14h22, je repars du CH 3 très en colère après moi, car j'ai pas fais gaffe au temps qui passe trop vite et j'aurai dû me présenter à 14h21! Je prendrai une pénalité. Évidement, maintenant(3 jours plus tard), j'en rigole. Je refais la spéciale 2, mais, fatigue aidant, je glisse bêtement jusqu'au sol dans un des nombreux virages en dévers. Pas grave, sauf que je casse la cocotte du levier d'embrayage. Je vois qu'en alignant les morceaux cassés et en m'appliquant, je peux l'utiliser. Bien sûr, je continue, de toute façon, à part pour démarrer ou relancer l'embrayage ne me sert pas beaucoup. Quelques kilomètres après la spéciale, je me déséquilibre à nouveau, dans une portion sans aucune difficulté. En me relevant, je me rends parfaitement compte que je perds de ma lucidité et me dis qu'il devient urgent de ralentir. Je pense à mon fils qui m'attend et à mon objectif de départ: terminer dans les temps. La course, c'est pour les autres. Je repars, mais je n'ai plus les moyens de jouer les crosseux, me mettre debout est un suplice, je ne le fais plus naturellement, mais sur ordre quand je vois les cassures approcher, et encore souvent je reste assis et prend un coup de raquette (17 cm de débattement à l'arrière). A cet instant, il me reste 40 km jusqu'au prochain CH. Je les ferai, sans aucun plaisir, la niaque m'a abandonnée et je roule avec un seul objectif: ne pas tomber. Vers 15h00, mon camelback est vide (pas eu le temps de le remplir au CH précédent), manquait plus que ça! La température est infernale, c'est la canicule. En 40 bornes, j'ai vu 2 ou 3 motos abandonnées et Je m'étonne que des quelques pilotes partis derrière moi au précédent CH, seuls 2 m'ont doublé. Heureusement que le fléchage est bon et qu'il y a quelques contrôles de passage, car sinon, je m'imaginerai perdu. Enfin, j'arrive sur le site, je regarde ma montre, mes horaires collés sur le guidon, et là, je n'en croix pas mes yeux, je suis encore dans les temps, il me reste 15 mn pour me présenter au CH 4 et refaire encore une spéciale et environ 10 km. Je file à la tente, bois 1 litre d'eau, remets de l'essence et arrive à l'heure au CH.
16h21, je repars revigoré, me fais la spéciale sans forcer et les 10 km qui suivent.

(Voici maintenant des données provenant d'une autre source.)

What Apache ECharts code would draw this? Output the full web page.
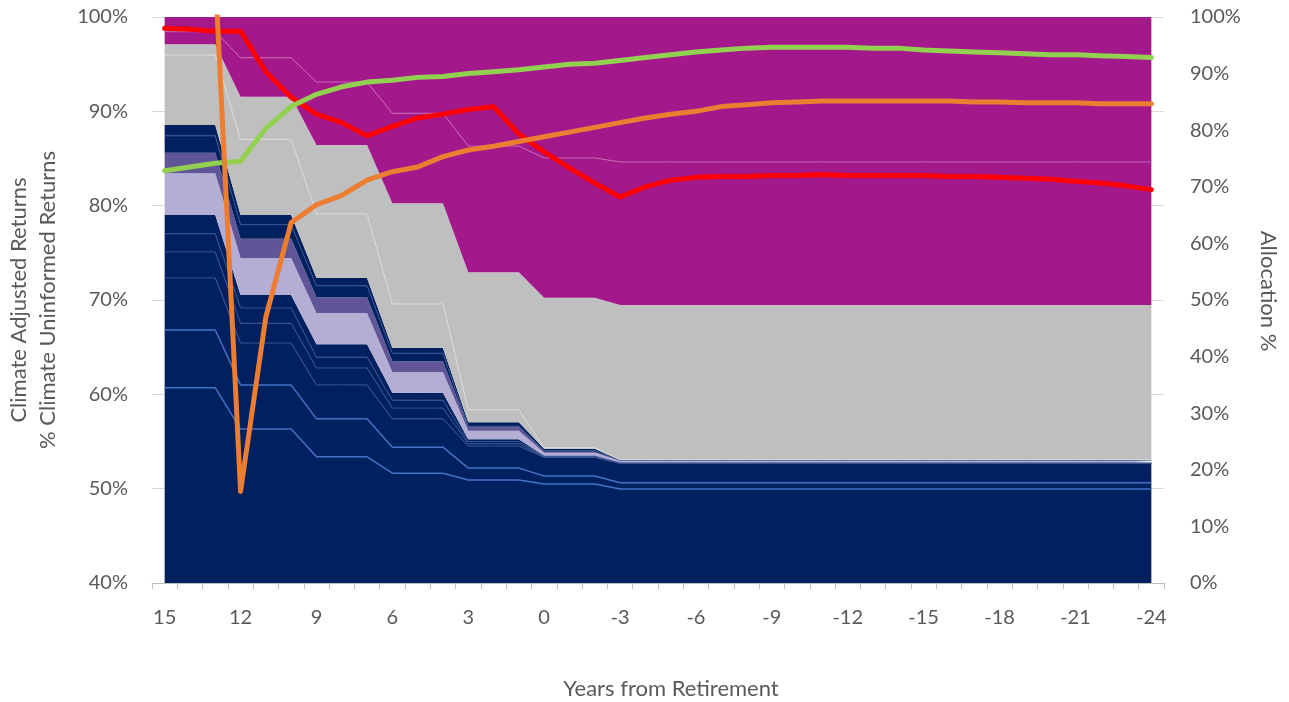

Retour au paddock sans problème, mon compteur affiche 193 km. Je dois pointer avant 16h46, je le fais. Le contrôleur prend mon carton, vérifie et me dis: très bien, t'es dans les temps, tu seras classé. Je le remercie et fais demi tour pour me retrouver face à mon fils. Je suis un peu comme un zombie, mais heureux et je lui dis, avec un sourire de joie "Marius, ça y est, j'ai réussi". Je vois bien qu'il ne percute pas le sens profond que ça représente pour moi donc je n'insiste pas. Évidement, pour lui, j'avais une course à faire, je l'ai fait, point à la ligne. Il a raison. N'empêche qu'à ce moment précis, fatigué et libéré brutalement du stress de la journée, je suis envahi par l'émotion, je regrette vraiment que ma femme n'ai pas pu venir, j'aurai aimé la prendre dans mes bras!
Fin de l'histoire.
Moralité: Faut travailler le physique!... mais ça m'emmerde!